From the listing that follows, output everything exactly except the pictures.

_Source excerpt_:
# # #
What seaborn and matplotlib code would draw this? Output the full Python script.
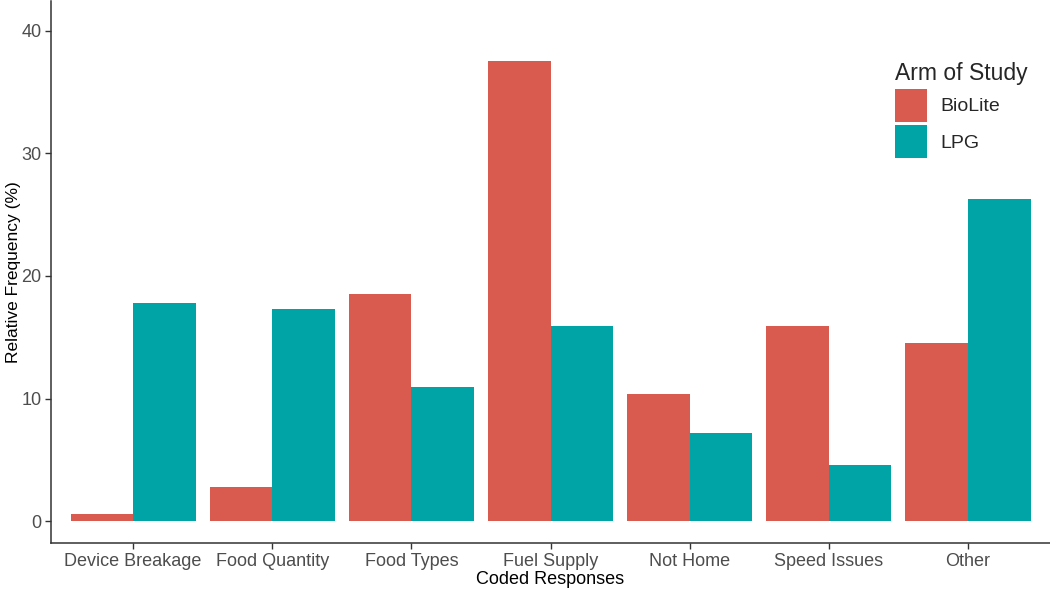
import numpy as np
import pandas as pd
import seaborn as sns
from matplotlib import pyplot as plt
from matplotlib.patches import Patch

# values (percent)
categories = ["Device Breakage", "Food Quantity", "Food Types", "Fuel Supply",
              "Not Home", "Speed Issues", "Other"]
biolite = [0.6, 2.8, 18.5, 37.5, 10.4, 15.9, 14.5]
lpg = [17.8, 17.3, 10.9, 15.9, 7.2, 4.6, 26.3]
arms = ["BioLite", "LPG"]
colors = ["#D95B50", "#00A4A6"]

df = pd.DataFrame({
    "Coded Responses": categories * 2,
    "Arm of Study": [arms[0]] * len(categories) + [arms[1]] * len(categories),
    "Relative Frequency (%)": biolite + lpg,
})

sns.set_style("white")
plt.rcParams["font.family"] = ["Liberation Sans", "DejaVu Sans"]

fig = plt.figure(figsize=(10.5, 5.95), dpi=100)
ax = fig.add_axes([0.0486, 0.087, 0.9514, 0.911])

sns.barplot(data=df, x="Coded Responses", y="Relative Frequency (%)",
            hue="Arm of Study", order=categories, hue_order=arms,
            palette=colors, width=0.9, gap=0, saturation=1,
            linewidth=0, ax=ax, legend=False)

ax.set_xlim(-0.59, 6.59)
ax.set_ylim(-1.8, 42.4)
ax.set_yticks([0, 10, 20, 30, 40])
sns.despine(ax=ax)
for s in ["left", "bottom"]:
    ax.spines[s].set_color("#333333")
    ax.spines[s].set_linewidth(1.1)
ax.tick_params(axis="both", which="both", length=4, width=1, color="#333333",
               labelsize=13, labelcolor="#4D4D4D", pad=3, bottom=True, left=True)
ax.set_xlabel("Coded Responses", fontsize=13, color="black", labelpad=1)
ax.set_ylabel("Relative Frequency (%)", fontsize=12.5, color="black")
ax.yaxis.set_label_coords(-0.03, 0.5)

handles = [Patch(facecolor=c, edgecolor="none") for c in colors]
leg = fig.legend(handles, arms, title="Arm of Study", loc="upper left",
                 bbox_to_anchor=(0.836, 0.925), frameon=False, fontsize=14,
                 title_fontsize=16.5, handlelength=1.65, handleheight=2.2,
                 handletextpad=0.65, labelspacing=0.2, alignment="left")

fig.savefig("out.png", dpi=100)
# # #
_Answer to this task_:
What seaborn and matplotlib code would draw this? Output the full Python script.
import numpy as np
import pandas as pd
import seaborn as sns
from matplotlib import pyplot as plt
from matplotlib.patches import Patch

# values (percent)
categories = ["Device Breakage", "Food Quantity", "Food Types", "Fuel Supply",
              "Not Home", "Speed Issues", "Other"]
biolite = [0.6, 2.8, 18.5, 37.5, 10.4, 15.9, 14.5]
lpg = [17.8, 17.3, 10.9, 15.9, 7.2, 4.6, 26.3]
arms = ["BioLite", "LPG"]
colors = ["#D95B50", "#00A4A6"]

df = pd.DataFrame({
    "Coded Responses": categories * 2,
    "Arm of Study": [arms[0]] * len(categories) + [arms[1]] * len(categories),
    "Relative Frequency (%)": biolite + lpg,
})

sns.set_style("white")
plt.rcParams["font.family"] = ["Liberation Sans", "DejaVu Sans"]

fig = plt.figure(figsize=(10.5, 5.95), dpi=100)
ax = fig.add_axes([0.0486, 0.087, 0.9514, 0.911])

sns.barplot(data=df, x="Coded Responses", y="Relative Frequency (%)",
            hue="Arm of Study", order=categories, hue_order=arms,
            palette=colors, width=0.9, gap=0, saturation=1,
            linewidth=0, ax=ax, legend=False)

ax.set_xlim(-0.59, 6.59)
ax.set_ylim(-1.8, 42.4)
ax.set_yticks([0, 10, 20, 30, 40])
sns.despine(ax=ax)
for s in ["left", "bottom"]:
    ax.spines[s].set_color("#333333")
    ax.spines[s].set_linewidth(1.1)
ax.tick_params(axis="both", which="both", length=4, width=1, color="#333333",
               labelsize=13, labelcolor="#4D4D4D", pad=3, bottom=True, left=True)
ax.set_xlabel("Coded Responses", fontsize=13, color="black", labelpad=1)
ax.set_ylabel("Relative Frequency (%)", fontsize=12.5, color="black")
ax.yaxis.set_label_coords(-0.03, 0.5)

handles = [Patch(facecolor=c, edgecolor="none") for c in colors]
leg = fig.legend(handles, arms, title="Arm of Study", loc="upper left",
                 bbox_to_anchor=(0.836, 0.925), frameon=False, fontsize=14,
                 title_fontsize=16.5, handlelength=1.65, handleheight=2.2,
                 handletextpad=0.65, labelspacing=0.2, alignment="left")

fig.savefig("out.png", dpi=100)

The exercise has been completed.